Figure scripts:
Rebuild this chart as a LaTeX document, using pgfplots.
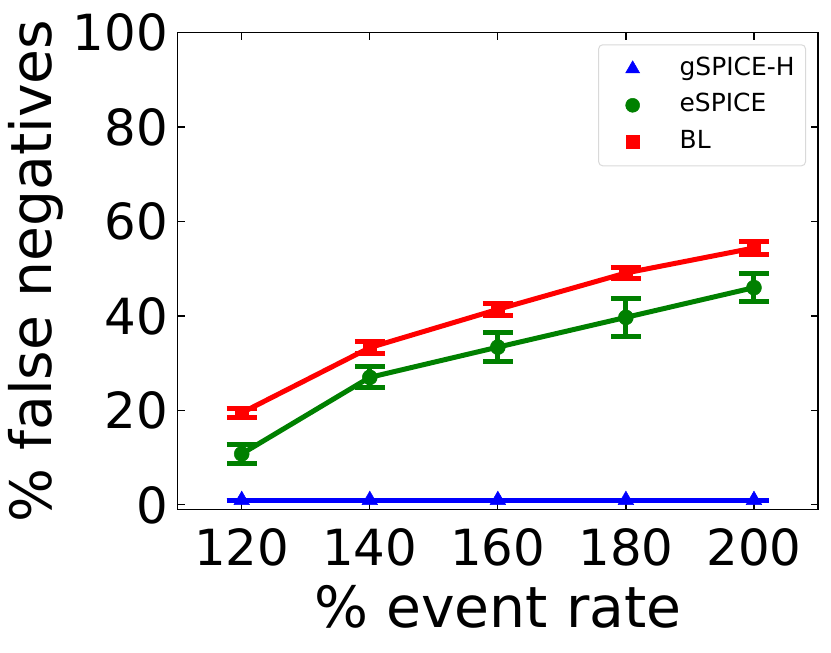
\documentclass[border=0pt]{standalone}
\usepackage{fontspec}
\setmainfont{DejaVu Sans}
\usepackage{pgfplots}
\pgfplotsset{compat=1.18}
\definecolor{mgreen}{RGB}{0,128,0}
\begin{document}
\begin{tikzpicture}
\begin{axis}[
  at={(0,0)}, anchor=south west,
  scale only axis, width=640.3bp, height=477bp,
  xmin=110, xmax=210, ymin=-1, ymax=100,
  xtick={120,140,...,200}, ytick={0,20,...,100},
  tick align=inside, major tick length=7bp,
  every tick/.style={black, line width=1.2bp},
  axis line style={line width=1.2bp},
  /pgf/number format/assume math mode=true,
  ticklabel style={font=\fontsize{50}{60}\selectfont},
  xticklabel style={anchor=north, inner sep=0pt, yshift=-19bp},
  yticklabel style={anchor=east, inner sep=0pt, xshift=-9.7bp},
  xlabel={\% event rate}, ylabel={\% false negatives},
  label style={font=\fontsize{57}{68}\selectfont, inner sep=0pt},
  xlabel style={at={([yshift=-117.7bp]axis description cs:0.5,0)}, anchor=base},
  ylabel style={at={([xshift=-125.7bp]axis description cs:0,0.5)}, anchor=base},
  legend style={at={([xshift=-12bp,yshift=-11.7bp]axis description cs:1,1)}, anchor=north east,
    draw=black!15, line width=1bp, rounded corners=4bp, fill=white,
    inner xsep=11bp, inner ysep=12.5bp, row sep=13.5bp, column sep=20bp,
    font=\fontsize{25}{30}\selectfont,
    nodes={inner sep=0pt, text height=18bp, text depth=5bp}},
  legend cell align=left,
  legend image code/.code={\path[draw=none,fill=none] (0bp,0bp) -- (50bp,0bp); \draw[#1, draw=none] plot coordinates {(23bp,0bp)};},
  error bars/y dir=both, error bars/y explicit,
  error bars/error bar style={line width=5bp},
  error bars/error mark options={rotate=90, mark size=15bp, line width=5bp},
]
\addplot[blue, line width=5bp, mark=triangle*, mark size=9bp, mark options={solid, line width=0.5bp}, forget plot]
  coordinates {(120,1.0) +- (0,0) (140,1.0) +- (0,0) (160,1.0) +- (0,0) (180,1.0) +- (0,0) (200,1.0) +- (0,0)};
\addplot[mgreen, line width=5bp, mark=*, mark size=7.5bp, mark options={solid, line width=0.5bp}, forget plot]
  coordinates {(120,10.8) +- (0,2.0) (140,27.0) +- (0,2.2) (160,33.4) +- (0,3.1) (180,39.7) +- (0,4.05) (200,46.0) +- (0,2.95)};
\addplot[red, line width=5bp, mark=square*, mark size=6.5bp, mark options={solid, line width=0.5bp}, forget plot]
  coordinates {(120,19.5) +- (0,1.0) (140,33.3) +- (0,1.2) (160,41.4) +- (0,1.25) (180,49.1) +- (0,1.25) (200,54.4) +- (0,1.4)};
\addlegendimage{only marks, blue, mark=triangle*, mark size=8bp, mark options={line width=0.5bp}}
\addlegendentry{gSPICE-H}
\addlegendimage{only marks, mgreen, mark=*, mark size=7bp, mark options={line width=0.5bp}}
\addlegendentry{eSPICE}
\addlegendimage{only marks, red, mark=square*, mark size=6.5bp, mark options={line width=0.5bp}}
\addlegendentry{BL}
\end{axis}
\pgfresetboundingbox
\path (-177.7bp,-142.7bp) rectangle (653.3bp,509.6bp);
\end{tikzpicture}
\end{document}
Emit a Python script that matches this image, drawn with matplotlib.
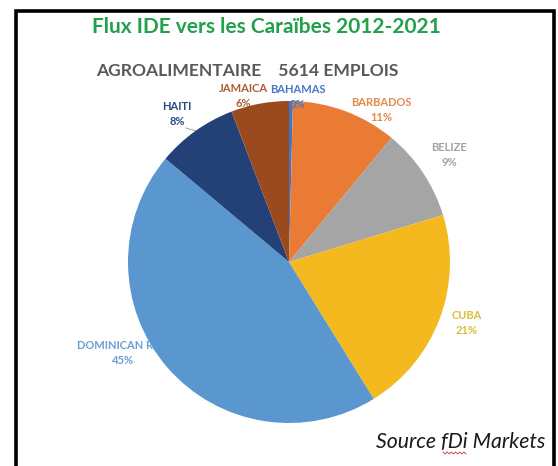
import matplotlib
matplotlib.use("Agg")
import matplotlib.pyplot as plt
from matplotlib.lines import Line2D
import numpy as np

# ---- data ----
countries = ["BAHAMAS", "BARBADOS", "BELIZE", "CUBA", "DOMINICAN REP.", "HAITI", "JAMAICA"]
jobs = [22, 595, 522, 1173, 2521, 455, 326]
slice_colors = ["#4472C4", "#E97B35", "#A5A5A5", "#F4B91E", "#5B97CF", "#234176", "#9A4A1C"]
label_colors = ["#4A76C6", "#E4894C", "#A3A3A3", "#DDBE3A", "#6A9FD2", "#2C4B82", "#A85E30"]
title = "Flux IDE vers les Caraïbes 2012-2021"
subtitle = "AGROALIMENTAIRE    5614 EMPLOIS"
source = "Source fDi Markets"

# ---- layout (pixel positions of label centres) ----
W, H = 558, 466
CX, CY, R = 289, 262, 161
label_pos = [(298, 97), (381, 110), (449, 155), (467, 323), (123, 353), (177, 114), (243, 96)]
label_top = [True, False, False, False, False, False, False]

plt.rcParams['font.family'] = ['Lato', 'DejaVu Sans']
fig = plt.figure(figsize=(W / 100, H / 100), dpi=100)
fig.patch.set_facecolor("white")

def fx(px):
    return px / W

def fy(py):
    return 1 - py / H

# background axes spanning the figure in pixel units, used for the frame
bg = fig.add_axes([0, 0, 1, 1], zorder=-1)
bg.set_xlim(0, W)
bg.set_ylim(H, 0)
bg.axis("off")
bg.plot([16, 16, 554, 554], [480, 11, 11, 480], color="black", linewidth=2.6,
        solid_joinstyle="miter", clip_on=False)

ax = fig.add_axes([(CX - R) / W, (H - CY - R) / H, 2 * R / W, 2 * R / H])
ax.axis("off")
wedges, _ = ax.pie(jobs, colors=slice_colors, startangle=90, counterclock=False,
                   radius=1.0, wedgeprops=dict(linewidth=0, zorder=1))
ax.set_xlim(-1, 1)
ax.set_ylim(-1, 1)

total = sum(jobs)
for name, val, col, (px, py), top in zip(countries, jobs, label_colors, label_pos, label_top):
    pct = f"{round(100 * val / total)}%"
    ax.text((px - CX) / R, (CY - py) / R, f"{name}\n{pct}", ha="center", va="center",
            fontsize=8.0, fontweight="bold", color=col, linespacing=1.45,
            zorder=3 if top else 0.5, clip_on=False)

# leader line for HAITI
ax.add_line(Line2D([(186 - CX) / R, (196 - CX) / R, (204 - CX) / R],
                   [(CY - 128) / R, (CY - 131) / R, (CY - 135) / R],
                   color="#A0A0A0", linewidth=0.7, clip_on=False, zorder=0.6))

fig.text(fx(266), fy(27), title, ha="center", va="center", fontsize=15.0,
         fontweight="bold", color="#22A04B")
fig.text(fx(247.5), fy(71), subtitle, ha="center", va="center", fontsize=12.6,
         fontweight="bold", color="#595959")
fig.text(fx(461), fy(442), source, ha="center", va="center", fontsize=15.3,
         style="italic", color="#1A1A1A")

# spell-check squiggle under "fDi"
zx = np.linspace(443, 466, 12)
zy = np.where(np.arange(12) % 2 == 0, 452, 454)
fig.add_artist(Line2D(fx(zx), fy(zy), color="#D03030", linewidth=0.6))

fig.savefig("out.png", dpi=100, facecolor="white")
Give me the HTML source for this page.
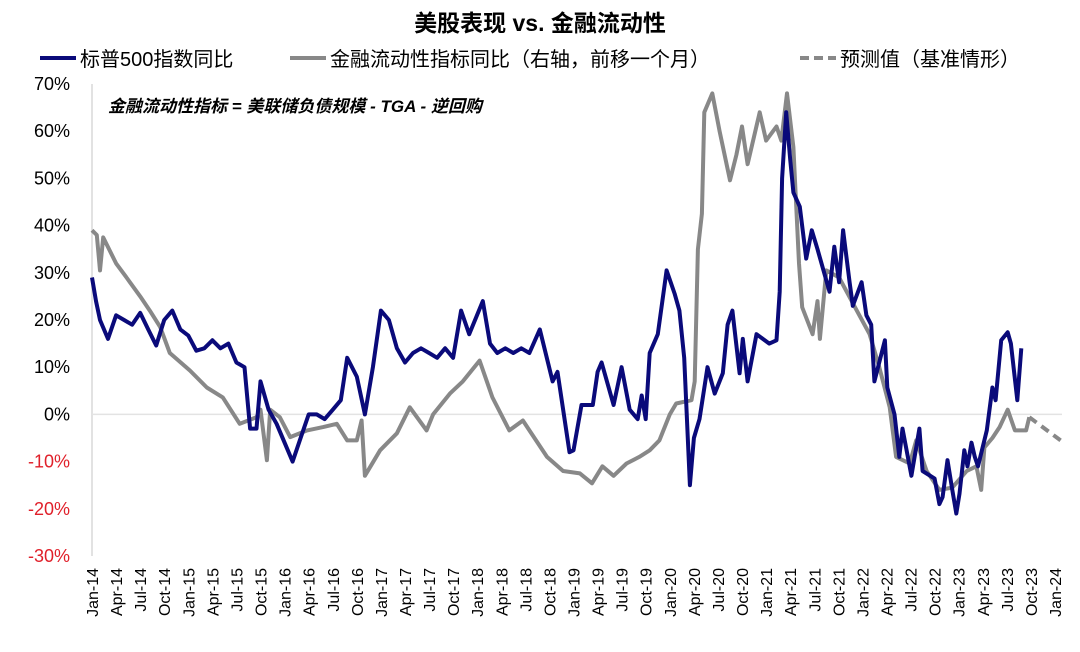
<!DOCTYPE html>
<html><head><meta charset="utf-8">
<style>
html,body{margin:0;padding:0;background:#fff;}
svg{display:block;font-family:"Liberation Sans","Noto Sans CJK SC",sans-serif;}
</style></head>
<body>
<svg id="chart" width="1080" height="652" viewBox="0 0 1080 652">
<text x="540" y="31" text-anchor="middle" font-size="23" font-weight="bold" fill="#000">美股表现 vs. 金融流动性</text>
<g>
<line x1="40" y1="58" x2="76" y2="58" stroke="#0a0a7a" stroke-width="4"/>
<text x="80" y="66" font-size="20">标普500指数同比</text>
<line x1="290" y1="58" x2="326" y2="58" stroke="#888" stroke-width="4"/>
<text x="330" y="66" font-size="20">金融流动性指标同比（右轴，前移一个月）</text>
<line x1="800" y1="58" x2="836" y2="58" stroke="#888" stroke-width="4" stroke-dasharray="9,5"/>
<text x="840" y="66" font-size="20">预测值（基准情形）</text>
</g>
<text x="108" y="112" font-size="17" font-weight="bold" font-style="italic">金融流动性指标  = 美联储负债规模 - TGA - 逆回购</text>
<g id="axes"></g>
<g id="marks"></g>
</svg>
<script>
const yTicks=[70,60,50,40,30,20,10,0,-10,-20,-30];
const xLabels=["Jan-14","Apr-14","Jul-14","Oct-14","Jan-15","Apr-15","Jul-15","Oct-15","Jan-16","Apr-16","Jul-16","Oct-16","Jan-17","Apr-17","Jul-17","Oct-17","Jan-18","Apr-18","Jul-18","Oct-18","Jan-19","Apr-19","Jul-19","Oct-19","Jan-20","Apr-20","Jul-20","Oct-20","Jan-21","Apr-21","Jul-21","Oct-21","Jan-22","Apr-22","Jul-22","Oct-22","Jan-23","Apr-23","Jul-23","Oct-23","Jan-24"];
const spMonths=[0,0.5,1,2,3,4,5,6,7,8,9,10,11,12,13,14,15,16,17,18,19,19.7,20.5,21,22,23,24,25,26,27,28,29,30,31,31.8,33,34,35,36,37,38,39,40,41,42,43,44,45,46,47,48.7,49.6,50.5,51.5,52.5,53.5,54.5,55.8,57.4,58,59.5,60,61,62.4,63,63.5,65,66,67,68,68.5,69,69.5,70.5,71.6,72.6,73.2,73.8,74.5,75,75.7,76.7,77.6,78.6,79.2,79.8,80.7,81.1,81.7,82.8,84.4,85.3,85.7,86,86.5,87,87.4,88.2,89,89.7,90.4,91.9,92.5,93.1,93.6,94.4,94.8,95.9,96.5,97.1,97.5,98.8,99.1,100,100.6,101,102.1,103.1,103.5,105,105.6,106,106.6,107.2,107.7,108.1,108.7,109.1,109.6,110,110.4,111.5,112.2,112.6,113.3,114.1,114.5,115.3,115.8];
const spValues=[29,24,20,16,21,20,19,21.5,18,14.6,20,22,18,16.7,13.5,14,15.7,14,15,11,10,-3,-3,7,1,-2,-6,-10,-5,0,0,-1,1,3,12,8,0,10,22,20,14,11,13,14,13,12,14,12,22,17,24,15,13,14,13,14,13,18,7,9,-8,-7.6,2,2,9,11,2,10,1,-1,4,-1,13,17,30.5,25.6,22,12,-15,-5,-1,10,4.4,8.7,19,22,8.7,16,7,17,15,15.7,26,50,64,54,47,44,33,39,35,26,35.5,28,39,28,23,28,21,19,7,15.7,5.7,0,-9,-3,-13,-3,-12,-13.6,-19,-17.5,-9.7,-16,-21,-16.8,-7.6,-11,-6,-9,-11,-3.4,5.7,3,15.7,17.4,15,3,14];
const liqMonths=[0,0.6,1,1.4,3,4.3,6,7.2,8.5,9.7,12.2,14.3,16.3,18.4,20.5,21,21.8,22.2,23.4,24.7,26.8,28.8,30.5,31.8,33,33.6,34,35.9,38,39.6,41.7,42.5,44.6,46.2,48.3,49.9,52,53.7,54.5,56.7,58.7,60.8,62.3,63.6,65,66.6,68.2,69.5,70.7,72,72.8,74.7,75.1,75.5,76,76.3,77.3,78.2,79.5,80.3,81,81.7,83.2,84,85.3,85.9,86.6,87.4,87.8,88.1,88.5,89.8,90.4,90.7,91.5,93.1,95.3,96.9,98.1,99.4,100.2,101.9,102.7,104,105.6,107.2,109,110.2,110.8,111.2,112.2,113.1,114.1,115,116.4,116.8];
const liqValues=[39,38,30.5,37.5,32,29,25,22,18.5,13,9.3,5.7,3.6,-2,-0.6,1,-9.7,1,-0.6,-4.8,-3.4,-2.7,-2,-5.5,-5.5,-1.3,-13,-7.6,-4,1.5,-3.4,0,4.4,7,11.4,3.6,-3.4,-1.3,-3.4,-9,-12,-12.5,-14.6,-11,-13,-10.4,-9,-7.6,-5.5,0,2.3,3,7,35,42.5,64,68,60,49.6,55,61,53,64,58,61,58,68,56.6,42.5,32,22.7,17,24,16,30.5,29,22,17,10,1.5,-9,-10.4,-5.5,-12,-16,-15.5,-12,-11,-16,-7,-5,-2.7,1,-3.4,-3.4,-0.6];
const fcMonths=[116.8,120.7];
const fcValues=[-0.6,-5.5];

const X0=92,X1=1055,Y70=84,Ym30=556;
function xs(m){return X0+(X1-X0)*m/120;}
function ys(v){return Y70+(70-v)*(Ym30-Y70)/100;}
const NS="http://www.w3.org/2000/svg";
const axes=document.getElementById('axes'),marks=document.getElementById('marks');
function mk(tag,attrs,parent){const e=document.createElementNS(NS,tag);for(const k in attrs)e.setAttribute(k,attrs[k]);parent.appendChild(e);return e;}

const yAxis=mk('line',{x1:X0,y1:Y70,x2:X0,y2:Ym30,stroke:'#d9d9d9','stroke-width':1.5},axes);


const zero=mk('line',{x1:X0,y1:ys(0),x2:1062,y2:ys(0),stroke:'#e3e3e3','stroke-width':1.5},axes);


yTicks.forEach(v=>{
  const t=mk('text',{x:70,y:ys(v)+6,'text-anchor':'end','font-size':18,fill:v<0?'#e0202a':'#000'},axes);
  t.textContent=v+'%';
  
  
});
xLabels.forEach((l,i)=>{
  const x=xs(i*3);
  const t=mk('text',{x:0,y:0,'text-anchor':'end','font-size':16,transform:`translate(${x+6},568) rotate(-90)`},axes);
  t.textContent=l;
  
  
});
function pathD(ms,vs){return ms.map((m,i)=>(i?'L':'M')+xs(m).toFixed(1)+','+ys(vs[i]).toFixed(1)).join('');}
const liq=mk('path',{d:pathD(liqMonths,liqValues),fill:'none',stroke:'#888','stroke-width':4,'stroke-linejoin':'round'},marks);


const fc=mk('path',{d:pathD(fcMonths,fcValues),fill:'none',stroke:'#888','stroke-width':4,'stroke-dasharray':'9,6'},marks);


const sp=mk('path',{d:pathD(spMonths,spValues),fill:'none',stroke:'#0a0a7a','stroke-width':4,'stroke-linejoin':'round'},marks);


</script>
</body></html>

• PROBLEM TO SOLVE: Write out, exactly and with nothing added, everything from the line with "Emit a Python" down to the line with "label_top = [True, False, False, False, False, False, False]", both included. Drop any pictures.

• EXERCISE RESPONSE:
Emit a Python script that matches this image, drawn with matplotlib.
import matplotlib
matplotlib.use("Agg")
import matplotlib.pyplot as plt
from matplotlib.lines import Line2D
import numpy as np

# ---- data ----
countries = ["BAHAMAS", "BARBADOS", "BELIZE", "CUBA", "DOMINICAN REP.", "HAITI", "JAMAICA"]
jobs = [22, 595, 522, 1173, 2521, 455, 326]
slice_colors = ["#4472C4", "#E97B35", "#A5A5A5", "#F4B91E", "#5B97CF", "#234176", "#9A4A1C"]
label_colors = ["#4A76C6", "#E4894C", "#A3A3A3", "#DDBE3A", "#6A9FD2", "#2C4B82", "#A85E30"]
title = "Flux IDE vers les Caraïbes 2012-2021"
subtitle = "AGROALIMENTAIRE    5614 EMPLOIS"
source = "Source fDi Markets"

# ---- layout (pixel positions of label centres) ----
W, H = 558, 466
CX, CY, R = 289, 262, 161
label_pos = [(298, 97), (381, 110), (449, 155), (467, 323), (123, 353), (177, 114), (243, 96)]
label_top = [True, False, False, False, False, False, False]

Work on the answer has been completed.